MMM also began its operations in South Africa. Here, it claimed a 30% per month return through a “social financial network”. The group was later identified by the South African National Consumer Commission as a possible pyramid, and accounts of its clients ended up being frozen.
Now MMM has created a website in Nigeria putting forward the same claims it made in South Africa. And it is not a coincidence that the scheme was introduced at a time of economic hardship in the country.
Many Nigerians have been attracted to its promises. There is no doubt that some have reaped from the scheme (getting their 30% interest return).
There is a state of euphoria among its ‘’investors’’ who have been able to invite newcomers to the scheme.
But what surely comes next is a crisis. BOOM! The bomb explodes when the smart investors in the scheme realise that the high and rising interests are unsustainable and they, therefore, begin to pull out of the scheme. This will definitely collapse the structure of the scheme and thereby cause panic leading to more pull outs. This would later lead to the 1994 Russian scenario, hopefully with no suicides.
What happens next after this, one might again ponder.

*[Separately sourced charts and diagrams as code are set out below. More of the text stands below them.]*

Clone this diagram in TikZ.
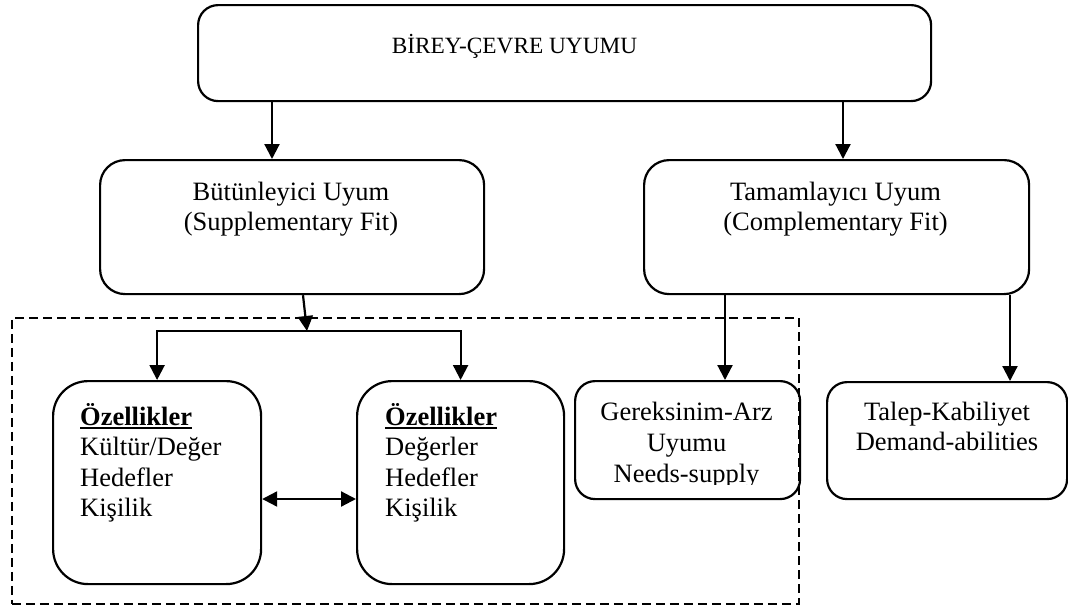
\documentclass[tikz,border=0pt]{standalone}
\usepackage{fontspec}
\setmainfont{Liberation Serif}
\usetikzlibrary{arrows.meta}
% bold heading with a heavy underline just below the baseline
\newcommand\ulhead[1]{\setbox0\hbox{\textbf{#1}}\rlap{\rule[-4pt]{\wd0}{2.4pt}}\box0}
\begin{document}
\begin{tikzpicture}[x=1pt,y=-1pt,
  box/.style={draw, line width=2.2pt, rectangle, inner sep=0pt, anchor=north west},
  lbl/.style={inner sep=0pt, anchor=base, font=\fontsize{26.5}{30}\selectfont},
  tip/.tip={Triangle[length=15pt,width=15pt]},
  arr/.style={line width=2.2pt, -tip},
  dbl/.style={line width=2.2pt, tip-tip},
  frame/.style={draw, line width=1.5pt, dash pattern=on 9pt off 5pt, inner sep=0pt, anchor=north west}]
\useasboundingbox (0,0) rectangle (1068,605);

% boxes
\node[box, rounded corners=20pt, minimum width=733pt, minimum height=96pt] (top) at (197,4) {};
\node[box, rounded corners=25pt, minimum width=384pt, minimum height=134pt] (sup) at (99,159) {};
\node[box, rounded corners=25pt, minimum width=385pt, minimum height=134pt] (comp) at (643,159) {};
\node[frame, minimum width=787pt, minimum height=286pt] (grp) at (11,317) {};
\node[box, rounded corners=35pt, minimum width=208pt, minimum height=203pt] (oz1) at (52,380) {};
\node[box, rounded corners=35pt, minimum width=207pt, minimum height=203pt] (oz2) at (356,380) {};
\node[box, rounded corners=20pt, minimum width=225pt, minimum height=118pt] (needs) at (574,380) {};
\node[box, rounded corners=20pt, minimum width=240pt, minimum height=117pt] (dem) at (826,381) {};

% texts
\node[lbl, font=\fontsize{23.3}{28}\selectfont] (topT) at (514.5,53) {BİREY-ÇEVRE UYUMU};
\node[lbl] (supT) at (291,200) {\begin{tabular}[t]{@{}c@{}}Bütünleyici Uyum\\(Supplementary Fit)\end{tabular}};
\node[lbl] (compT) at (835.5,200) {\begin{tabular}[t]{@{}c@{}}Tamamlayıcı Uyum\\(Complementary Fit)\end{tabular}};
\node[lbl, anchor=base west, font=\fontsize{26.5}{30.5}\selectfont] (oz1T) at (80,425)
  {\begin{tabular}[t]{@{}l@{}}\ulhead{Özellikler}\\Kültür/Değer\\Hedefler\\Kişilik\end{tabular}};
\node[lbl, anchor=base west, font=\fontsize{26.5}{30.5}\selectfont] (oz2T) at (385,425)
  {\begin{tabular}[t]{@{}l@{}}\ulhead{Özellikler}\\Değerler\\Hedefler\\Kişilik\end{tabular}};
\begin{scope}
  \clip (574,380) rectangle (799,484);
  \node[lbl, font=\fontsize{26.5}{31}\selectfont] (needsT) at (686.5,420)
    {\begin{tabular}[t]{@{}c@{}}Gereksinim-Arz\\Uyumu\\Needs-supply\end{tabular}};
\end{scope}
\node[lbl] (demT) at (947,420) {\begin{tabular}[t]{@{}c@{}}Talep-Kabiliyet\\Demand-abilities\end{tabular}};

% connectors
\coordinate (p1) at (272,0);
\coordinate (p2) at (843,0);
\coordinate (p3) at (303,0);
\coordinate (j) at (307,331);
\coordinate (p4) at (0,499);
\coordinate (p5) at (725,0);
\coordinate (p6) at (1010,0);
\draw[arr] (top.south -| p1) -- (sup.north -| p1);
\draw[arr] (top.south -| p2) -- (comp.north -| p2);
\draw[arr] (sup.south -| p3) -- (j);
\draw[arr] (j) -| (oz1.north);
\draw[arr] (j) -| (oz2.north);
\draw[dbl] (oz1.east |- p4) -- (oz2.west |- p4);
\draw[arr] (comp.south -| p5) -- (needs.north -| p5);
\draw[arr] (comp.south -| p6) -- (dem.north -| p6);
\end{tikzpicture}
\end{document}
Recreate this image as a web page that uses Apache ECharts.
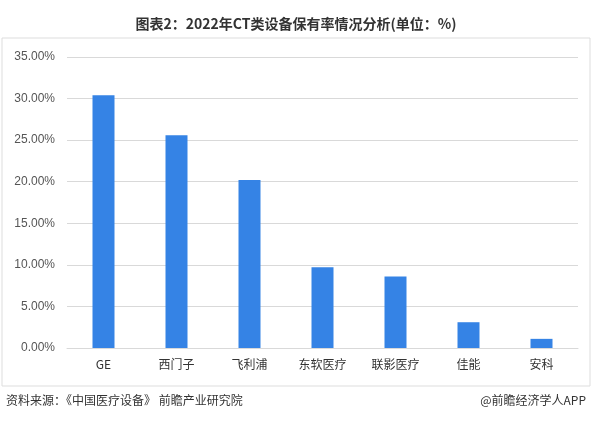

Trust Nigerians, someone would have to be blamed. The government, politicians, the media, speculators, and even fellow MMM investors. Someone or people would be blamed for the calamity and the government would be requested to provide relief for their problems.
The Central Bank of Nigeria (CBN) and the Securities & Exchange Commission (SEC) have constantly been warning Nigerians against the scheme but to no heed, with many raining insults to the money regulatory bodies.
It is a question of when, and not whether the MMM scheme will reach its point.
But one thing is clear. The longer the time bomb ticks, the larger will be the bang and damage when it explodes.
An African proverb says, a fly that refuses advice of it to stop perching on a corpse follows it into the grave.